- _Required task_:
Transcribe every line exactly and omit anything that is a picture.

- _Data segment_:

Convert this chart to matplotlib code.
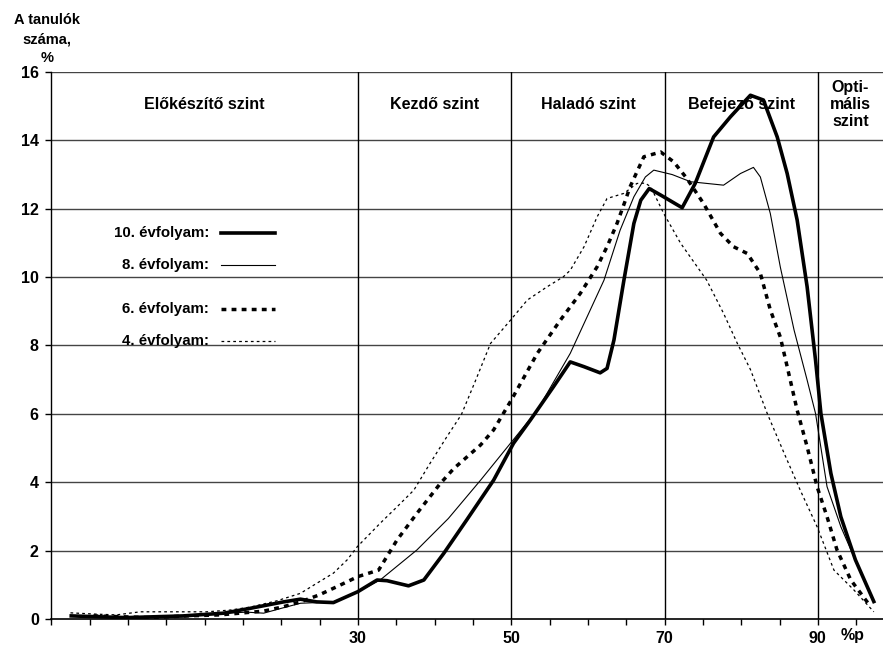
import numpy as np
import matplotlib
matplotlib.use("Agg")
import matplotlib.pyplot as plt

plt.rcParams['font.family'] = ['Liberation Sans', 'DejaVu Sans']
plt.rcParams['font.weight'] = 'bold'

## DATA
# x: percentage points, y: share of students, %
g10_x = [-7.4, -0.2, 7.2, 12.5, 15.9, 20.3, 22.5, 24.6, 26.8, 29, 30, 32.5, 33.8, 36.6,
         38.6, 41.2, 44.2, 47.7, 50.3, 52.5, 55.5, 57.7, 59.5, 61.6, 62.5, 63.4, 64.7,
         66, 66.9, 68, 69.5, 72.3, 74, 76.4, 78.6, 81.2, 82.9, 84.7, 86, 87.3, 88.6,
         89.7, 90.4, 91.7, 93, 94.9, 97.3]
g10_y = [0.09, 0.04, 0.09, 0.17, 0.31, 0.5, 0.58, 0.5, 0.48, 0.7, 0.8, 1.14, 1.12, 0.97,
         1.14, 1.92, 2.9, 4.06, 5.14, 5.82, 6.79, 7.52, 7.38, 7.2, 7.33, 8.16, 9.91,
         11.57, 12.25, 12.59, 12.4, 12.03, 12.74, 14.1, 14.69, 15.32, 15.18, 14.1, 13.03,
         11.67, 9.72, 7.57, 6.01, 4.26, 2.99, 1.73, 0.51]

g8_x = [-7.4, 0, 7, 12, 15.5, 17.7, 20.3, 22.5, 26.8, 30, 32.9, 37.7, 41.8, 46, 49.9,
        53.4, 57.7, 62.1, 64.2, 66, 67.5, 68.6, 71, 73.4, 77.7, 79.9, 81.6, 82.5, 83.8,
        85.1, 86.9, 88.6, 89.7, 91.2, 93, 94.7, 97.3]
g8_y = [0.08, 0.04, 0.06, 0.16, 0.2, 0.17, 0.33, 0.46, 0.5, 0.8, 1.14, 2.02, 2.94, 4.06,
        5.14, 6.11, 7.77, 9.91, 11.37, 12.35, 12.93, 13.13, 13.0, 12.79, 12.69, 13.03,
        13.21, 12.93, 11.86, 10.3, 8.45, 6.99, 6.01, 3.87, 2.7, 1.82, 0.5]

g6_x = [-4.5, 2.9, 7.7, 12, 15.1, 17.7, 20.3, 22.5, 24.9, 27.3, 30, 32.7, 35.1, 37.7,
        40.7, 42.5, 46, 47.7, 50, 53.4, 56.4, 59, 61.2, 62.5, 63.8, 64.9, 65.5, 67.3,
        69.5, 71.2, 72.9, 75.1, 77.3, 79, 80.8, 82.5, 83.8, 85.1, 86, 87.3, 88.6, 89.9,
        91.2, 92.5, 94.3, 96.9]
g6_y = [0.09, 0.04, 0.09, 0.12, 0.18, 0.23, 0.36, 0.5, 0.7, 0.95, 1.24, 1.43, 2.31, 3.09,
        3.95, 4.4, 5.09, 5.53, 6.4, 7.77, 8.74, 9.52, 10.3, 10.89, 11.57, 12.25, 12.64,
        13.52, 13.66, 13.37, 12.89, 12.15, 11.28, 10.89, 10.69, 10.11, 9.04, 8.25, 7.38,
        6.11, 5.04, 3.87, 2.99, 2.02, 1.14, 0.36]

g4_x = [-7.5, -4, -1.5, 1.6, 6, 10.3, 13.3, 16, 19.4, 22.5, 24.6, 26.8, 28.6, 29.9, 32.9,
        35.1, 37.3, 39.4, 41.6, 43.5, 45.3, 47.3, 49.9, 52.1, 54.7, 56.8, 57.7, 59.5,
        61.2, 62.5, 64.7, 66.4, 67.5, 68.2, 69.9, 72.1, 75.5, 77.7, 79.5, 81.2, 83.4,
        85.6, 87.7, 89.9, 92.1, 94.7, 97.3]
g4_y = [0.18, 0.14, 0.12, 0.21, 0.21, 0.21, 0.26, 0.35, 0.53, 0.75, 1.04, 1.34, 1.73,
        2.11, 2.8, 3.28, 3.77, 4.55, 5.33, 5.98, 6.95, 8.06, 8.74, 9.33, 9.72, 10.01,
        10.2, 10.89, 11.76, 12.3, 12.45, 12.74, 12.75, 12.64, 11.86, 10.99, 9.91, 8.94,
        8.06, 7.3, 6.01, 4.85, 3.77, 2.7, 1.43, 0.85, 0.21]

series_labels = ["10. évfolyam:", "8. évfolyam:", "6. évfolyam:", "4. évfolyam:"]

band_names = ["Előkészítő szint", "Kezdő szint", "Haladó szint", "Befejező szint",
              "Opti-\nmális\nszint"]
band_edges = [-10, 30, 50, 70, 90, 98.5]
x_labels = [30, 50, 70, 90]

## FIGURE
fig = plt.figure(figsize=(8.83, 6.47), dpi=100)
ax = fig.add_axes([0.0581, 0.0433, 0.9419, 0.8454])
ax.set_xlim(band_edges[0], band_edges[-1])
ax.set_ylim(0, 16)

# grid
for yv in range(2, 17, 2):
    ax.axhline(yv, color='#444444', lw=1.0, zorder=1)
for xv in band_edges[1:-1]:
    ax.axvline(xv, color='black', lw=1.0, zorder=1)

styles = [
    dict(color='black', lw=2.6, ls='-'),
    dict(color='black', lw=0.8, ls='-'),
    dict(color='black', lw=2.5, ls=(0, (1.4, 1.5))),
    dict(color='black', lw=0.9, ls=(0, (2.2, 2.5))),
]
data = [(g10_x, g10_y), (g8_x, g8_y), (g6_x, g6_y), (g4_x, g4_y)]
for (xs, ys), st in zip(data[::-1], styles[::-1]):
    ax.plot(xs, ys, solid_joinstyle='round', zorder=3, **st)

# band titles
for name, a, b in zip(band_names, band_edges[:-1], band_edges[1:]):
    ax.text((a + b) / 2, 15.05, name, ha='center', va='center', fontsize=11.5,
            fontweight='bold', linespacing=1.2)

# legend drawn by hand, text right aligned
leg_y = [0.706, 0.648, 0.567, 0.509]
for lab, st, yy in zip(series_labels, styles, leg_y):
    ax.text(0.1897, yy, lab, transform=ax.transAxes, ha='right', va='center',
            fontsize=10.8)
    ax.plot([0.2035, 0.2695], [yy, yy], transform=ax.transAxes, **st)

# axes
ax.spines['right'].set_visible(False)
ax.spines['top'].set_visible(False)
ax.spines['left'].set_linewidth(1.0)
ax.spines['bottom'].set_linewidth(1.2)
ax.set_yticks(np.arange(0, 17, 2))
ax.set_yticklabels([str(v) for v in range(0, 17, 2)], fontsize=11.5, fontweight='bold')
xt = np.arange(-10, 96, 5)
ax.set_xticks(xt)
ax.set_xticklabels([str(v) if v in x_labels else '' for v in xt], fontsize=11.5,
                   fontweight='bold')
ax.tick_params(axis='both', direction='out', length=4, width=1, color='black')
ax.tick_params(axis='x', pad=5)
ax.tick_params(axis='y', pad=5)
ax.text(94.5, -0.0165, "%p", transform=ax.get_xaxis_transform(), ha='center',
        va='top', fontsize=11.5, fontweight='bold')

fig.text(47 / 883, 1 - 39 / 647, "A tanulók\nszáma,\n%", ha='center', va='center',
         fontsize=10.5, fontweight='bold', linespacing=1.5)

fig.savefig("out.png", dpi=100)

- _Output for this task_:
Convert this chart to matplotlib code.
import numpy as np
import matplotlib
matplotlib.use("Agg")
import matplotlib.pyplot as plt

plt.rcParams['font.family'] = ['Liberation Sans', 'DejaVu Sans']
plt.rcParams['font.weight'] = 'bold'

## DATA
# x: percentage points, y: share of students, %
g10_x = [-7.4, -0.2, 7.2, 12.5, 15.9, 20.3, 22.5, 24.6, 26.8, 29, 30, 32.5, 33.8, 36.6,
         38.6, 41.2, 44.2, 47.7, 50.3, 52.5, 55.5, 57.7, 59.5, 61.6, 62.5, 63.4, 64.7,
         66, 66.9, 68, 69.5, 72.3, 74, 76.4, 78.6, 81.2, 82.9, 84.7, 86, 87.3, 88.6,
         89.7, 90.4, 91.7, 93, 94.9, 97.3]
g10_y = [0.09, 0.04, 0.09, 0.17, 0.31, 0.5, 0.58, 0.5, 0.48, 0.7, 0.8, 1.14, 1.12, 0.97,
         1.14, 1.92, 2.9, 4.06, 5.14, 5.82, 6.79, 7.52, 7.38, 7.2, 7.33, 8.16, 9.91,
         11.57, 12.25, 12.59, 12.4, 12.03, 12.74, 14.1, 14.69, 15.32, 15.18, 14.1, 13.03,
         11.67, 9.72, 7.57, 6.01, 4.26, 2.99, 1.73, 0.51]

g8_x = [-7.4, 0, 7, 12, 15.5, 17.7, 20.3, 22.5, 26.8, 30, 32.9, 37.7, 41.8, 46, 49.9,
        53.4, 57.7, 62.1, 64.2, 66, 67.5, 68.6, 71, 73.4, 77.7, 79.9, 81.6, 82.5, 83.8,
        85.1, 86.9, 88.6, 89.7, 91.2, 93, 94.7, 97.3]
g8_y = [0.08, 0.04, 0.06, 0.16, 0.2, 0.17, 0.33, 0.46, 0.5, 0.8, 1.14, 2.02, 2.94, 4.06,
        5.14, 6.11, 7.77, 9.91, 11.37, 12.35, 12.93, 13.13, 13.0, 12.79, 12.69, 13.03,
        13.21, 12.93, 11.86, 10.3, 8.45, 6.99, 6.01, 3.87, 2.7, 1.82, 0.5]

g6_x = [-4.5, 2.9, 7.7, 12, 15.1, 17.7, 20.3, 22.5, 24.9, 27.3, 30, 32.7, 35.1, 37.7,
        40.7, 42.5, 46, 47.7, 50, 53.4, 56.4, 59, 61.2, 62.5, 63.8, 64.9, 65.5, 67.3,
        69.5, 71.2, 72.9, 75.1, 77.3, 79, 80.8, 82.5, 83.8, 85.1, 86, 87.3, 88.6, 89.9,
        91.2, 92.5, 94.3, 96.9]
g6_y = [0.09, 0.04, 0.09, 0.12, 0.18, 0.23, 0.36, 0.5, 0.7, 0.95, 1.24, 1.43, 2.31, 3.09,
        3.95, 4.4, 5.09, 5.53, 6.4, 7.77, 8.74, 9.52, 10.3, 10.89, 11.57, 12.25, 12.64,
        13.52, 13.66, 13.37, 12.89, 12.15, 11.28, 10.89, 10.69, 10.11, 9.04, 8.25, 7.38,
        6.11, 5.04, 3.87, 2.99, 2.02, 1.14, 0.36]

g4_x = [-7.5, -4, -1.5, 1.6, 6, 10.3, 13.3, 16, 19.4, 22.5, 24.6, 26.8, 28.6, 29.9, 32.9,
        35.1, 37.3, 39.4, 41.6, 43.5, 45.3, 47.3, 49.9, 52.1, 54.7, 56.8, 57.7, 59.5,
        61.2, 62.5, 64.7, 66.4, 67.5, 68.2, 69.9, 72.1, 75.5, 77.7, 79.5, 81.2, 83.4,
        85.6, 87.7, 89.9, 92.1, 94.7, 97.3]
g4_y = [0.18, 0.14, 0.12, 0.21, 0.21, 0.21, 0.26, 0.35, 0.53, 0.75, 1.04, 1.34, 1.73,
        2.11, 2.8, 3.28, 3.77, 4.55, 5.33, 5.98, 6.95, 8.06, 8.74, 9.33, 9.72, 10.01,
        10.2, 10.89, 11.76, 12.3, 12.45, 12.74, 12.75, 12.64, 11.86, 10.99, 9.91, 8.94,
        8.06, 7.3, 6.01, 4.85, 3.77, 2.7, 1.43, 0.85, 0.21]

series_labels = ["10. évfolyam:", "8. évfolyam:", "6. évfolyam:", "4. évfolyam:"]

band_names = ["Előkészítő szint", "Kezdő szint", "Haladó szint", "Befejező szint",
              "Opti-\nmális\nszint"]
band_edges = [-10, 30, 50, 70, 90, 98.5]
x_labels = [30, 50, 70, 90]

## FIGURE
fig = plt.figure(figsize=(8.83, 6.47), dpi=100)
ax = fig.add_axes([0.0581, 0.0433, 0.9419, 0.8454])
ax.set_xlim(band_edges[0], band_edges[-1])
ax.set_ylim(0, 16)

# grid
for yv in range(2, 17, 2):
    ax.axhline(yv, color='#444444', lw=1.0, zorder=1)
for xv in band_edges[1:-1]:
    ax.axvline(xv, color='black', lw=1.0, zorder=1)

styles = [
    dict(color='black', lw=2.6, ls='-'),
    dict(color='black', lw=0.8, ls='-'),
    dict(color='black', lw=2.5, ls=(0, (1.4, 1.5))),
    dict(color='black', lw=0.9, ls=(0, (2.2, 2.5))),
]
data = [(g10_x, g10_y), (g8_x, g8_y), (g6_x, g6_y), (g4_x, g4_y)]
for (xs, ys), st in zip(data[::-1], styles[::-1]):
    ax.plot(xs, ys, solid_joinstyle='round', zorder=3, **st)

# band titles
for name, a, b in zip(band_names, band_edges[:-1], band_edges[1:]):
    ax.text((a + b) / 2, 15.05, name, ha='center', va='center', fontsize=11.5,
            fontweight='bold', linespacing=1.2)

# legend drawn by hand, text right aligned
leg_y = [0.706, 0.648, 0.567, 0.509]
for lab, st, yy in zip(series_labels, styles, leg_y):
    ax.text(0.1897, yy, lab, transform=ax.transAxes, ha='right', va='center',
            fontsize=10.8)
    ax.plot([0.2035, 0.2695], [yy, yy], transform=ax.transAxes, **st)

# axes
ax.spines['right'].set_visible(False)
ax.spines['top'].set_visible(False)
ax.spines['left'].set_linewidth(1.0)
ax.spines['bottom'].set_linewidth(1.2)
ax.set_yticks(np.arange(0, 17, 2))
ax.set_yticklabels([str(v) for v in range(0, 17, 2)], fontsize=11.5, fontweight='bold')
xt = np.arange(-10, 96, 5)
ax.set_xticks(xt)
ax.set_xticklabels([str(v) if v in x_labels else '' for v in xt], fontsize=11.5,
                   fontweight='bold')
ax.tick_params(axis='both', direction='out', length=4, width=1, color='black')
ax.tick_params(axis='x', pad=5)
ax.tick_params(axis='y', pad=5)
ax.text(94.5, -0.0165, "%p", transform=ax.get_xaxis_transform(), ha='center',
        va='top', fontsize=11.5, fontweight='bold')

fig.text(47 / 883, 1 - 39 / 647, "A tanulók\nszáma,\n%", ha='center', va='center',
         fontsize=10.5, fontweight='bold', linespacing=1.5)

fig.savefig("out.png", dpi=100)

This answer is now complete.